Task input:
—————

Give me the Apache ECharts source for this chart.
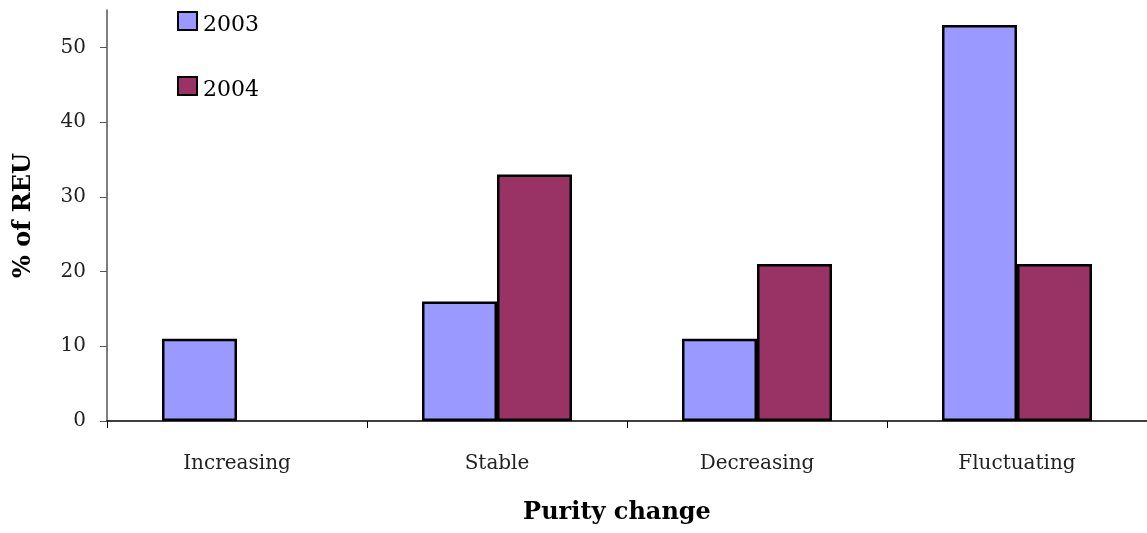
<!DOCTYPE html>
<html><head><meta charset="utf-8">
<script src="https://cdn.jsdelivr.net/npm/echarts@6/dist/echarts.min.js"></script>
<style>html,body{margin:0;padding:0;background:#fff;overflow:hidden}#c{width:1147px;height:533px}</style>
</head><body><div id="c"></div>
<script>
const categories = ['Increasing', 'Stable', 'Decreasing', 'Fluctuating'];
const series2003 = [11, 16, 11, 53];
const series2004 = [0, 33, 21, 21];
const seriesNames = ['2003', '2004'];
const xTitle = 'Purity change';
const yTitle = '% of REU';

const serif = '"DejaVu Serif", "Liberation Serif", serif';
const hideZero = arr => arr.map(v => (v === 0 ? '-' : v));
const chart = echarts.init(document.getElementById('c'), null, {renderer: 'canvas'});
chart.setOption({
  animation: false,
  backgroundColor: '#fff',
  grid: {left: 107, right: 0, top: 10, bottom: 112, containLabel: false, outerBoundsMode: 'none'},
  legend: {
    orient: 'vertical', left: 177, top: 11, itemGap: 40, padding: 0,
    itemWidth: 19, itemHeight: 18, icon: 'rect',
    formatter: '{t|{name}}',
    textStyle: {fontFamily: serif, fontSize: 22, color: '#000',
      rich: {t: {fontFamily: serif, fontSize: 22, color: '#000', padding: [8, 0, 0, 1]}}},
    data: seriesNames
  },
  xAxis: {
    type: 'category', data: categories,
    axisLine: {lineStyle: {color: '#000', width: 1.5}},
    axisTick: {show: true, length: 7, lineStyle: {color: '#000'}},
    axisLabel: {fontFamily: serif, fontSize: 20, color: '#222', margin: 33},
    name: xTitle, nameLocation: 'middle', nameGap: 80,
    nameTextStyle: {fontFamily: serif, fontSize: 24, fontWeight: 'bold', color: '#000', padding: [0, 20, 0, 0]}
  },
  yAxis: {
    type: 'value', min: 0, max: 55, interval: 10,
    splitLine: {show: false},
    axisLine: {show: true, lineStyle: {color: '#555', width: 1.5}},
    axisTick: {show: true, length: 7, lineStyle: {color: '#555'}},
    axisLabel: {fontFamily: serif, fontSize: 20, color: '#222', margin: 21, showMaxLabel: false,
      formatter: v => (v % 10 === 0 ? String(v) : '')},
    name: yTitle, nameLocation: 'middle', nameGap: 71, nameRotate: 90,
    nameTextStyle: {fontFamily: serif, fontSize: 24, fontWeight: 'bold', color: '#000'}
  },
  series: [
    {name: seriesNames[0], type: 'bar', data: hideZero(series2003), barWidth: 75, barGap: '0%',
      itemStyle: {color: '#9999FF', borderColor: '#000', borderWidth: 2.5}},
    {name: seriesNames[1], type: 'bar', data: hideZero(series2004), barWidth: 75, barGap: '0%',
      itemStyle: {color: '#993366', borderColor: '#000', borderWidth: 2.5}}
  ]
});
</script></body></html>
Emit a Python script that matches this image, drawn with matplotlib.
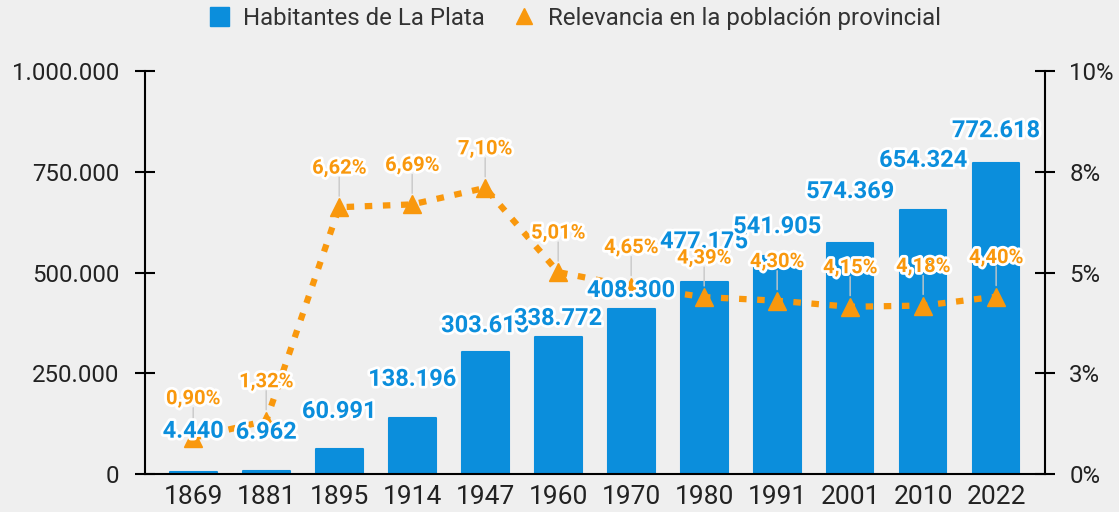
import matplotlib.pyplot as plt
import matplotlib.patheffects as pe
from matplotlib.lines import Line2D
from matplotlib.patches import Patch

plt.rcParams['font.family'] = ['Roboto', 'DejaVu Sans']

years = ['1869', '1881', '1895', '1914', '1947', '1960', '1970', '1980', '1991', '2001', '2010', '2022']
habitantes = [4440, 6962, 60991, 138196, 303610, 338772, 408300, 477175, 541905, 574369, 654324, 772618]
relevancia = [0.90, 1.32, 6.62, 6.69, 7.10, 5.01, 4.65, 4.39, 4.30, 4.15, 4.18, 4.40]

# label offsets above bar top (px), pushed around to avoid overlaps like the original
bar_lbl_off = [41, 39, 38, 39, 26, 19, 19, 40, 29, 51, 50, 32]

BLUE = '#0b8edc'
ORANGE = '#f9980d'
BG = '#efefef'

def fmt_miles(v):
    return f'{v:,}'.replace(',', '.')

fig = plt.figure(figsize=(11.19, 5.12), dpi=100, facecolor=BG)
ax = fig.add_axes([0.1296, 0.0742, 0.8043, 0.7871])
ax.set_facecolor(BG)
ax2 = ax.twinx()

x = list(range(len(years)))
ax.bar(x, habitantes, width=0.64, color=BLUE, edgecolor=BLUE, linewidth=1.5,
       joinstyle='round', zorder=2)
ax.set_ylim(0, 1000000)
ax.set_xlim(-0.66, 11.67)
ax.set_yticks([0, 250000, 500000, 750000, 1000000])
ax.set_yticklabels(['0', '250.000', '500.000', '750.000', '1.000.000'])
ax.set_xticks(x)
ax.set_xticklabels(years)

ax2.set_ylim(0, 10)
ax2.set_yticks([0, 2.5, 5, 7.5, 10])
ax2.set_yticklabels(['0%', '3%', '5%', '8%', '10%'])

for a in (ax, ax2):
    a.spines['top'].set_visible(False)
    a.spines['left'].set_linewidth(1.5)
    a.spines['right'].set_linewidth(1.5)
    a.spines['bottom'].set_linewidth(1.5)
ax.spines['right'].set_visible(False)
ax2.spines['left'].set_visible(False)
ax2.spines['bottom'].set_visible(False)

ax.tick_params(axis='y', direction='inout', length=15, width=1.5, labelsize=17.3,
               labelcolor='#222222', pad=11)
ax2.tick_params(axis='y', direction='inout', length=15, width=1.5, labelsize=17.3,
                labelcolor='#222222', pad=10)
ax.tick_params(axis='x', length=0, labelsize=19, labelcolor='#222222', pad=8)

ax2.plot(x, relevancia, color=ORANGE, linewidth=4.5, linestyle=(0, (1.2, 1.7)),
         dash_capstyle='butt', zorder=3)
ax2.plot(x, relevancia, linestyle='none', marker='^', markersize=13,
         color=ORANGE, zorder=4)

ax.set_zorder(ax2.get_zorder() - 1)
ax.patch.set_visible(True)
ax2.patch.set_visible(False)

stroke = [pe.withStroke(linewidth=4, foreground='white')]

for i, v in enumerate(relevancia):
    ax2.annotate('', xy=(i, v), xytext=(0, 30), textcoords='offset pixels',
                 arrowprops=dict(arrowstyle='-', color='#c8c8c8', lw=1,
                                 shrinkA=0, shrinkB=8), zorder=3)
    ax2.annotate(f'{v:.2f}%'.replace('.', ','), xy=(i, v), xytext=(0, 39),
                 textcoords='offset pixels', ha='center', va='center',
                 fontsize=14.5, fontweight='bold', color=ORANGE,
                 path_effects=stroke, zorder=6)

for i, v in enumerate(habitantes):
    ax2.annotate(fmt_miles(v), xy=(i, v / 100000), xytext=(0, bar_lbl_off[i]),
                 textcoords='offset pixels', ha='center', va='center',
                 fontsize=17, fontweight='bold', color=BLUE,
                 path_effects=stroke, zorder=5)

handles = [Patch(facecolor=BLUE, edgecolor=BLUE, label='Habitantes de La Plata'),
           Line2D([], [], linestyle='none', marker='^', markersize=12, color=ORANGE,
                  label='Relevancia en la población provincial')]
fig.legend(handles=handles, loc='center', bbox_to_anchor=(0.514, 0.964), ncol=2,
           frameon=False, fontsize=17.3, handlelength=0.8, handleheight=0.8,
           columnspacing=1.2, handletextpad=0.6, labelcolor='#333333')

fig.savefig('out.png', dpi=100, facecolor=BG)
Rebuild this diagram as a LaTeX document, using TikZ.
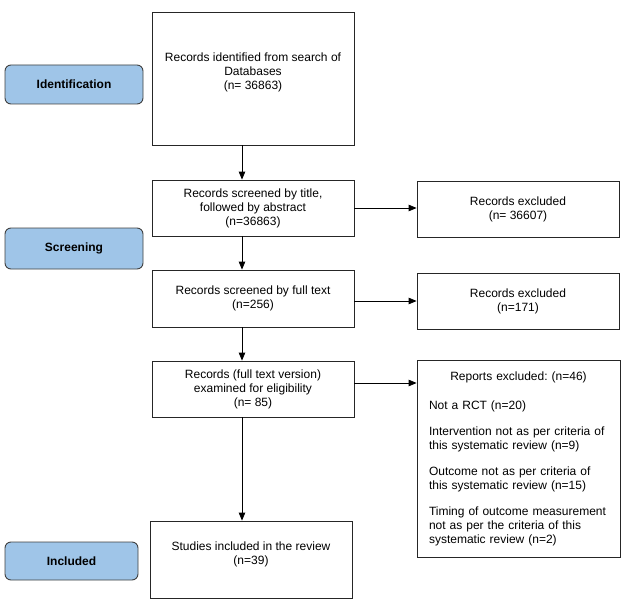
\documentclass[tikz,border=0pt]{standalone}
\usepackage{fontspec}
\setmainfont{Liberation Sans}
\usetikzlibrary{arrows.meta}
\definecolor{phaseblue}{HTML}{9FC5E8}
\newcommand{\lowpad}[1]{\rule[-#1]{0pt}{#1}}
\frenchspacing
\tikzset{
  box/.style={draw=black!85, line width=0.8pt, rectangle, align=center, inner sep=0pt},
  phase/.style={draw=black!75, line width=0.9pt, fill=phaseblue, rounded corners=6pt, font=\fontsize{12}{14}\selectfont\bfseries},
  arr/.style={line width=0.8pt, -{Triangle[length=8pt,width=6.5pt]}}
}

\begin{document}
\begin{tikzpicture}[x=1pt, y=-1pt, font=\fontsize{12}{14}\selectfont]
\useasboundingbox (0,0) rectangle (626,615);

\node[phase, minimum width=138pt, minimum height=39pt] (ident) at (74,84.5) {Identification};
\node[phase, minimum width=138pt, minimum height=41pt] (screen) at (74,248.5) {Screening};
\node[phase, minimum width=133pt, minimum height=38pt] (incl) at (71.5,561) {Included};

\node[box, minimum width=202pt, minimum height=133pt] (search) at (253,78.5) {Records identified from search of\\ Databases\\ (n= 36863)\lowpad{15pt}};
\node[box, minimum width=202pt, minimum height=56pt] (title) at (253,208) {Records screened by title,\\ followed by abstract\\ (n=36863)};
\node[box, minimum width=202pt, minimum height=57pt] (full) at (253,298.5) {Records screened by full text\\ (n=256)};
\node[box, minimum width=202pt, minimum height=56pt] (elig) at (253,389) {Records (full text version)\\ examined for eligibility\\ (n= 85)};
\node[box, minimum width=202pt, minimum height=77pt] (studies) at (251,559.5) {Studies included in the review\\ (n=39)\lowpad{12pt}};

\node[box, minimum width=202pt, minimum height=56pt] (exctitle) at (518,209) {Records excluded\\ (n= 36607)};
\node[box, minimum width=202pt, minimum height=56pt] (excfull) at (518,301) {Records excluded\\ (n=171)};
\node[box, minimum width=203pt, minimum height=197pt, text width=179pt, align=left] (reports) at (518.5,458.5) {\makebox[179pt]{Reports excluded: (n=46)}\\[15pt]
Not a RCT (n=20)\\[12pt]
Intervention not as per criteria of\\ this systematic review (n=9)\\[12pt]
Outcome not as per criteria of\\ this systematic review (n=15)\\[12pt]
Timing of outcome measurement\\ not as per the criteria of this\\ systematic review (n=2)};

\coordinate (spine) at (242,0);
\draw[arr] (search.south -| spine) -- (title.north -| spine);
\draw[arr] (title.south -| spine) -- (full.north -| spine);
\draw[arr] (full.south -| spine) -- (elig.north -| spine);
\draw[arr] (elig.south -| spine) -- (studies.north -| spine);

\draw[arr] (title.east) -- (title.east -| exctitle.west);
\draw[arr] ([yshift=-2.5pt]full.east) -- ([yshift=-2.5pt]full.east -| excfull.west);
\draw[arr] ([yshift=6pt]elig.east) -- ([yshift=6pt]elig.east -| reports.west);
\end{tikzpicture}
\end{document}
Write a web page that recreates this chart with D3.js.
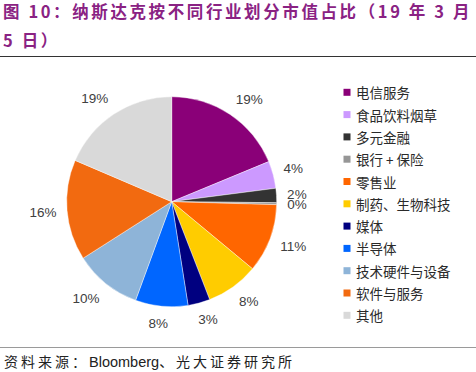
<!DOCTYPE html>
<html><head><meta charset="utf-8">
<script src="https://cdn.jsdelivr.net/npm/d3@7"></script>
<style>
html,body{margin:0;padding:0;background:#fff;}
svg{display:block;}
</style></head>
<body>
<script>
const categories = ["电信服务","食品饮料烟草","多元金融","银行 + 保险","零售业","制药、生物科技","媒体","半导体","技术硬件与设备","软件与服务","其他"];
const values = [18.8, 4.2, 2.2, 0.3, 10.6, 8.1, 3.4, 8.1, 10.4, 15.5, 18.6];
const colors = ["#8a0078","#cc99ff","#333333","#969696","#ff6600","#ffcc00","#000080","#0066ff","#8eb4d8","#f26a10","#d9d9d9"];
const titleLines = ["图 10：纳斯达克按不同行业划分市值占比（19 年 3 月","5 日）"];
const sourceText = ["资料来源：","Bloomberg","、光大证券研究所"];

const W = 476, H = 372;
const svg = d3.select("body").append("svg").attr("width", W).attr("height", H);

// Title
const title = svg.append("g").attr("font-family", "'Noto Sans CJK SC', sans-serif")
  .attr("font-weight", "bold").attr("fill", "#8a2283").attr("font-size", 16.5);
title.append("text").attr("x", 3).attr("y", 18).attr("letter-spacing", 2.6).text(titleLines[0]);
title.append("text").attr("x", 3).attr("y", 47).attr("letter-spacing", 2.6).text(titleLines[1]);
svg.append("line").attr("x1", 0).attr("x2", W).attr("y1", 56.5).attr("y2", 56.5)
  .attr("stroke", "#333").attr("stroke-width", 1.2);

// Pie
const cx = 171.7, cy = 201.7, r = 105;
const pie = d3.pie().sort(null).value(d => d)(values);
const arc = d3.arc().innerRadius(0).outerRadius(r);
const g = svg.append("g").attr("transform", `translate(${cx},${cy})`);
g.selectAll("path").data(pie).join("path")
  .attr("d", arc).attr("fill", (d, i) => colors[i])
  .attr("stroke", "#fff").attr("stroke-width", 0.4);

const clamp = v => Math.max(-1, Math.min(1, v));
const lbl = g.append("g").attr("font-family", "'Liberation Sans', Arial, sans-serif")
  .attr("font-size", 13.5).attr("fill", "#404040");
pie.forEach((d) => {
  const a = (d.startAngle + d.endAngle) / 2;
  const s = Math.sin(a), c = Math.cos(a);
  const txt = Math.round(d.value) + "%";
  const w = txt.length * 7.4 + 4, h = 12;
  const R = 116;
  const x = R * s + (w / 2) * clamp(s * 2.5);
  const y = -R * c - (h / 2) * clamp(c * 2);
  lbl.append("text").attr("x", x).attr("y", y).attr("text-anchor", "middle")
    .attr("dominant-baseline", "central").text(txt);
});

// Legend
const leg = svg.append("g").attr("font-family", "'Noto Sans CJK SC', sans-serif")
  .attr("font-size", 13.5).attr("fill", "#2a2a2a");
const y0 = 92.3, dy = 22.3;
categories.forEach((name, i) => {
  const y = y0 + i * dy;
  leg.append("rect").attr("x", 343.5).attr("y", y - 3.5).attr("width", 7).attr("height", 7).attr("fill", colors[i]);
  leg.append("text").attr("x", 356).attr("y", y).attr("dominant-baseline", "central").text(name);
});

// Source
svg.append("line").attr("x1", 0).attr("x2", W).attr("y1", 347.5).attr("y2", 347.5)
  .attr("stroke", "#9a9a9a").attr("stroke-width", 1);
const src = svg.append("text").attr("x", 4).attr("y", 367).attr("font-size", 14).attr("fill", "#222");
src.append("tspan").attr("font-family", "'Noto Sans CJK SC', serif").attr("letter-spacing", 3).text(sourceText[0]);
src.append("tspan").attr("font-family", "'Liberation Sans', Arial, sans-serif").attr("font-size", 14.5).text(sourceText[1]);
src.append("tspan").attr("font-family", "'Noto Sans CJK SC', serif").attr("letter-spacing", 3).text(sourceText[2]);
</script>
</body></html>
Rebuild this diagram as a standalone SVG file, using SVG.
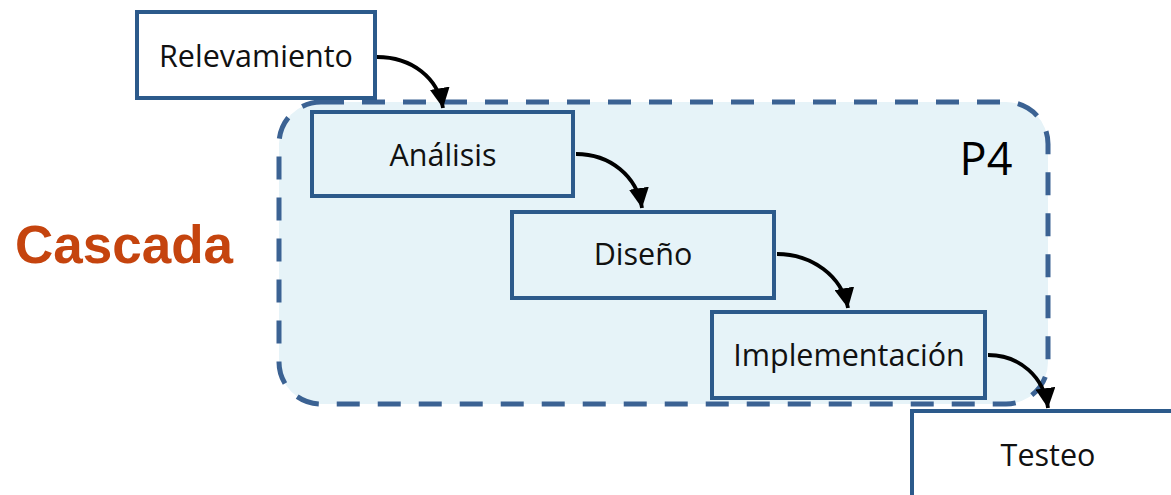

—————

Set problem: Beginning with the line above that contains "Emit a Python" and finishing with the line that contains "ax2.set_yticklabels(['0%', '3%', '5%', '8%', '10%'])", print those lines exactly and only. Skip all pictures.

Output of the task:
Emit a Python script that matches this image, drawn with matplotlib.
import matplotlib.pyplot as plt
import matplotlib.patheffects as pe
from matplotlib.lines import Line2D
from matplotlib.patches import Patch

plt.rcParams['font.family'] = ['Roboto', 'DejaVu Sans']

years = ['1869', '1881', '1895', '1914', '1947', '1960', '1970', '1980', '1991', '2001', '2010', '2022']
habitantes = [4440, 6962, 60991, 138196, 303610, 338772, 408300, 477175, 541905, 574369, 654324, 772618]
relevancia = [0.90, 1.32, 6.62, 6.69, 7.10, 5.01, 4.65, 4.39, 4.30, 4.15, 4.18, 4.40]

# label offsets above bar top (px), pushed around to avoid overlaps like the original
bar_lbl_off = [41, 39, 38, 39, 26, 19, 19, 40, 29, 51, 50, 32]

BLUE = '#0b8edc'
ORANGE = '#f9980d'
BG = '#efefef'

def fmt_miles(v):
    return f'{v:,}'.replace(',', '.')

fig = plt.figure(figsize=(11.19, 5.12), dpi=100, facecolor=BG)
ax = fig.add_axes([0.1296, 0.0742, 0.8043, 0.7871])
ax.set_facecolor(BG)
ax2 = ax.twinx()

x = list(range(len(years)))
ax.bar(x, habitantes, width=0.64, color=BLUE, edgecolor=BLUE, linewidth=1.5,
       joinstyle='round', zorder=2)
ax.set_ylim(0, 1000000)
ax.set_xlim(-0.66, 11.67)
ax.set_yticks([0, 250000, 500000, 750000, 1000000])
ax.set_yticklabels(['0', '250.000', '500.000', '750.000', '1.000.000'])
ax.set_xticks(x)
ax.set_xticklabels(years)

ax2.set_ylim(0, 10)
ax2.set_yticks([0, 2.5, 5, 7.5, 10])
ax2.set_yticklabels(['0%', '3%', '5%', '8%', '10%'])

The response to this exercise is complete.